Taken from the English word mellow, suggesting softness, warmth, and calmness.
Mellow as a given name is rare and quietly radical, lifting a common English adjective directly into the realm of personal identity. The word itself descends from Middle English melwe and Old English mearu, meaning soft, ripe, or tender — originally applied to fruit that had reached its peak of sweetness and yield. By the seventeenth century it had expanded to describe gentle voices, warm colors, and easy temperaments, and by the twentieth century it carried additional associations with the unhurried ease of jazz culture and later with the laid-back California ethos of the 1960s and 1970s.
To call someone mellow was to confer a particular kind of praise: not passionate or striving, but settled, warm, and deeply at ease. As a name, Mellow belongs to a growing tradition of vocabulary names — alongside Serene, Brave, True, and Calm — chosen by parents who want to inscribe a quality or aspiration directly into a child's daily identity.

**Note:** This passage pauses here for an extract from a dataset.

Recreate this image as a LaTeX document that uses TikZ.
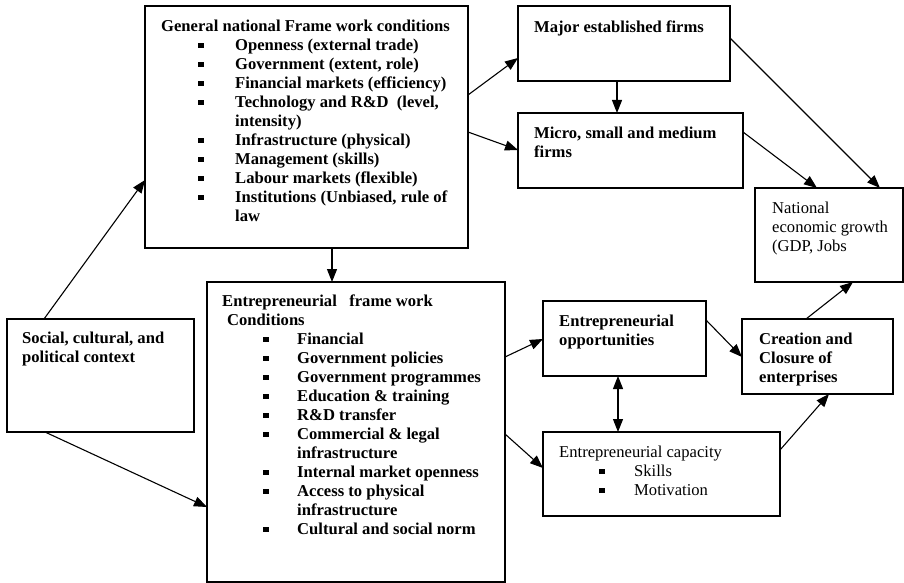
\documentclass[tikz,border=0pt]{standalone}
\usepackage{fontspec}
\setmainfont{Liberation Serif}
\usetikzlibrary{arrows.meta}
\newcommand\sqb{\rule[2.7pt]{5.5pt}{5.5pt}}
\newcommand\bli[3]{\makebox[#1]{}\makebox[#2][l]{\sqb}#3}
\newcommand\cli[2]{\makebox[#1]{}#2}
\tikzset{
  box/.style={draw, line width=1.2pt, inner sep=0pt, outer sep=0pt, anchor=north west},
  txt/.style={anchor=north west, inner sep=0pt, align=left, font=\fontsize{16.6}{19}\selectfont\bfseries},
  rtxt/.style={txt, font=\fontsize{16.6}{19}\selectfont},
  arr/.style={line width=1.1pt, -{Triangle[length=13pt,width=10pt]}},
  darr/.style={line width=1.1pt, {Triangle[length=13pt,width=10pt]}-{Triangle[length=13pt,width=10pt]}}
}
\begin{document}
\begin{tikzpicture}[x=1pt,y=-1pt]
\useasboundingbox (0,0) rectangle (904,583);
% boxes
\node[box, minimum width=323pt, minimum height=242pt] (gnf) at (145,6) {};
\node[box, minimum width=298pt, minimum height=300pt] (efc) at (207,282) {};
\node[box, minimum width=187pt, minimum height=113pt] (soc) at (7,319) {};
\node[box, minimum width=212pt, minimum height=75pt] (maj) at (518,6) {};
\node[box, minimum width=225pt, minimum height=75pt] (mic) at (518,113) {};
\node[box, minimum width=148pt, minimum height=94pt] (nat) at (755,188) {};
\node[box, minimum width=163pt, minimum height=75pt] (opp) at (543,301) {};
\node[box, minimum width=151pt, minimum height=75pt] (cre) at (742,319) {};
\node[box, minimum width=237pt, minimum height=84pt] (cap) at (543,432) {};
% texts
\node[txt] (gnft) at (161,20) {General national Frame work conditions\\
\bli{37pt}{37pt}{Openness (external trade)}\\
\bli{37pt}{37pt}{Government (extent, role)}\\
\bli{37pt}{37pt}{Financial markets (efficiency)}\\
\bli{37pt}{37pt}{Technology and R\&D\ \ (level,}\\
\cli{74pt}{intensity)}\\
\bli{37pt}{37pt}{Infrastructure (physical)}\\
\bli{37pt}{37pt}{Management (skills)}\\
\bli{37pt}{37pt}{Labour markets (flexible)}\\
\bli{37pt}{37pt}{Institutions (Unbiased, rule of}\\
\cli{74pt}{law}};
\node[txt] (efct) at (222,295) {Entrepreneurial\ \ \ frame work\\
\cli{5pt}{Conditions}\\
\bli{41pt}{34pt}{Financial}\\
\bli{41pt}{34pt}{Government policies}\\
\bli{41pt}{34pt}{Government programmes}\\
\bli{41pt}{34pt}{Education \& training}\\
\bli{41pt}{34pt}{R\&D transfer}\\
\bli{41pt}{34pt}{Commercial \& legal}\\
\cli{75pt}{infrastructure}\\
\bli{41pt}{34pt}{Internal market openness}\\
\bli{41pt}{34pt}{Access to physical}\\
\cli{75pt}{infrastructure}\\
\bli{41pt}{34pt}{Cultural and social norm}};
\node[txt] (soct) at (22,332) {Social, cultural, and\\political context};
\node[txt] (majt) at (534,21) {Major established firms};
\node[txt] (mict) at (534,127) {Micro, small and medium\\firms};
\node[rtxt] (natt) at (772,202) {National\\economic growth\\(GDP, Jobs};
\node[txt] (oppt) at (559,315) {Entrepreneurial\\opportunities};
\node[txt] (cret) at (759,333) {Creation and\\Closure of\\enterprises};
\node[rtxt] (capt) at (559,446) {Entrepreneurial capacity\\
\bli{40pt}{35pt}{Skills}\\
\bli{40pt}{35pt}{Motivation}};
% connectors
\draw[arr] ([xshift=37pt]soc.north west) -- ([yshift=-174pt]gnf.north west);
\draw[arr] ([xshift=38pt]soc.south west) -- ([yshift=-225pt]efc.north west);
\draw[arr] ([xshift=187pt]gnf.south west) -- ([xshift=125pt]efc.north west);
\draw[arr] ([yshift=-89pt]gnf.north east) -- ([yshift=-52pt]maj.north west);
\draw[arr] ([yshift=-126pt]gnf.north east) -- ([yshift=-37pt]mic.north west);
\draw[arr] ([xshift=99pt]maj.south west) -- ([xshift=99pt]mic.north west);
\draw[arr] ([yshift=-32pt]maj.north east) -- ([xshift=125pt]nat.north west);
\draw[arr] ([yshift=-19pt]mic.north east) -- ([xshift=62pt]nat.north west);
\draw[arr] ([yshift=-75pt]efc.north east) -- ([yshift=-38pt]opp.north west);
\draw[arr] ([yshift=-152pt]efc.north east) -- ([yshift=-36pt]cap.north west);
\draw[darr] ([xshift=75pt]opp.south west) -- ([xshift=75pt]cap.north west);
\draw[arr] ([yshift=-19pt]opp.north east) -- ([yshift=-38pt]cre.north west);
\draw[arr] ([yshift=-18pt]cap.north east) -- ([xshift=87pt]cre.south west);
\draw[arr] ([xshift=64pt]cre.north west) -- ([xshift=98pt]nat.south west);
\end{tikzpicture}
\end{document}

It lacks the long historical pedigree of Katherine or David but compensates with an almost tactile immediacy: the word feels soft in the mouth, slow and golden in tone.
Literary and musical culture has brushed against it — Mellow appears in song titles and lyrical passages as shorthand for golden-hour warmth — but it has never been claimed by any single famous bearer, leaving it open and unhurried. For parents who prize originality, nature-adjacent warmth, and a name that sounds like a mood rather than a title, Mellow offers something genuinely singular.